16 April 2008

parking corfu-style

I like driving in Corfu more 'n' you

I'm driving down the main Kondokali road and my mother is with me and she's talking about this or that and I'm not listening, and we stop at the lights. I'm not paying attention except to the lights because I hate it when I delay by 0.75 seconds to go and she says 'green'. I hate that. I'm certainly not heeding what's going on in the mirror.

Until suddenly I am.

40 years I've been driving so I expect I've become used to the speed of cars coming up in the mirror when I'm stationary. Something about the car heading my way that jarrs with my 40-yr memory of how cars usually approach.

My mother is gabbing on but I'm watching this car. It's not going fast but it's going too fast to slow and stop in a conventional way.

The profile of the driver's head against the back window is odd - it's wobbling and waving and he doesn't seem to be in charge.

I'm far enough back from the car ahead to be able to turn the Nissan right and onto the parking strip just to the right of me. This I do, suddenly and fast so my mother asks me what the heck I'm doing. As I scoot out, the car behind just clips my rear right fender as it careens into the van in front.

I get out with my camera to snap the scene and the head-lolling driver is suddenly looking OK. Shaken but ok, as if his head was never lolling and as if he never came up on me too fast to make sense.

The van driver gets out and the two look at the damage before looking at me.

"Why'd you move?" demands the van driver. "Yeah, what're you doing suddenly leaving the road like that?" glowers the head loller.

"To avoid you hitting me?" I ask. "Better you clout this tough van than my cardboard toy car." This in my halting Greek, so now they know I'm fair game. I mean, by all the poems of Telesilla! Bloody foreigner can't stay in place? He has the affrontery to avoid impact and thus causes the cars of honest sons of Spiridon to bump and crash?? Cheek!

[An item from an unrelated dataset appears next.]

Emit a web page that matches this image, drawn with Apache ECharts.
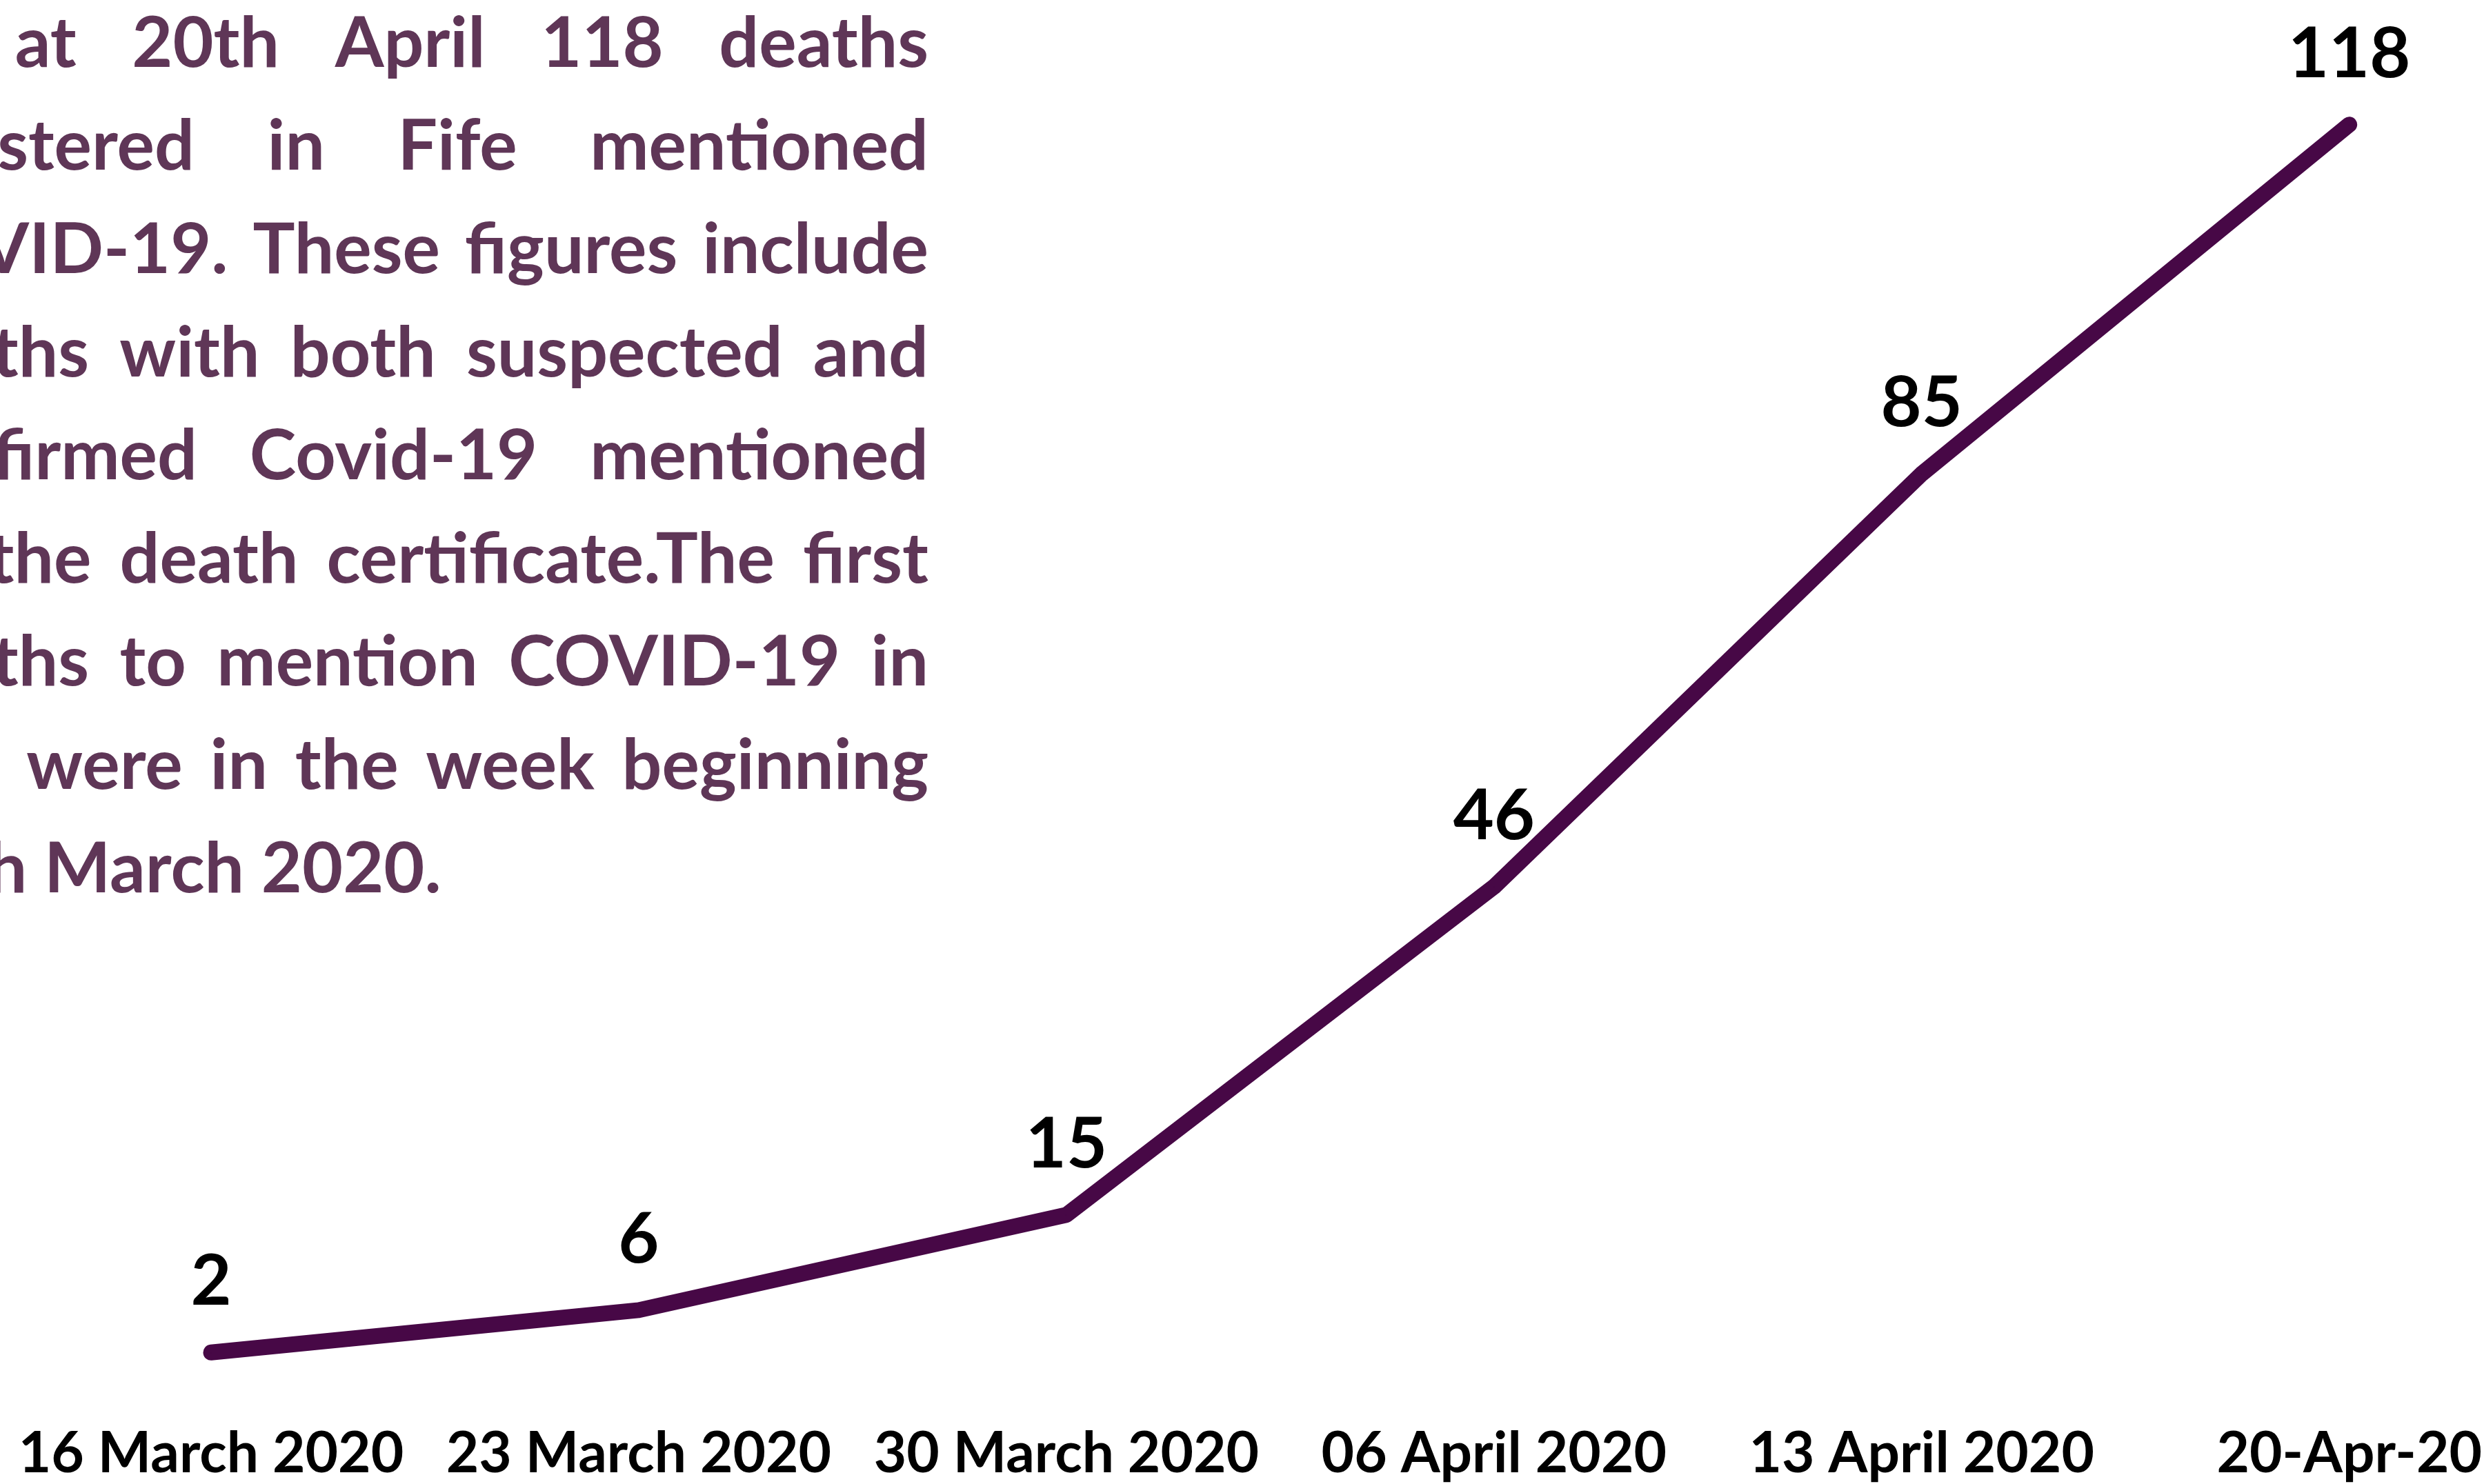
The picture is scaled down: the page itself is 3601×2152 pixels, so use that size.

This little chat went on for a while and there was a bizarre element to it: didn't I see that if everyone suddenly zipped out of line and mounted the pavement, accidents could happen. What if there'd been a child playing right there? A venerable hag tottering by? Suppose there'd been another car there?

By this time my mother had joined us and added her more fluent fish wife accents, including references to the health (for which read sobriety) of the loller. Just what the Greeks love - arguments.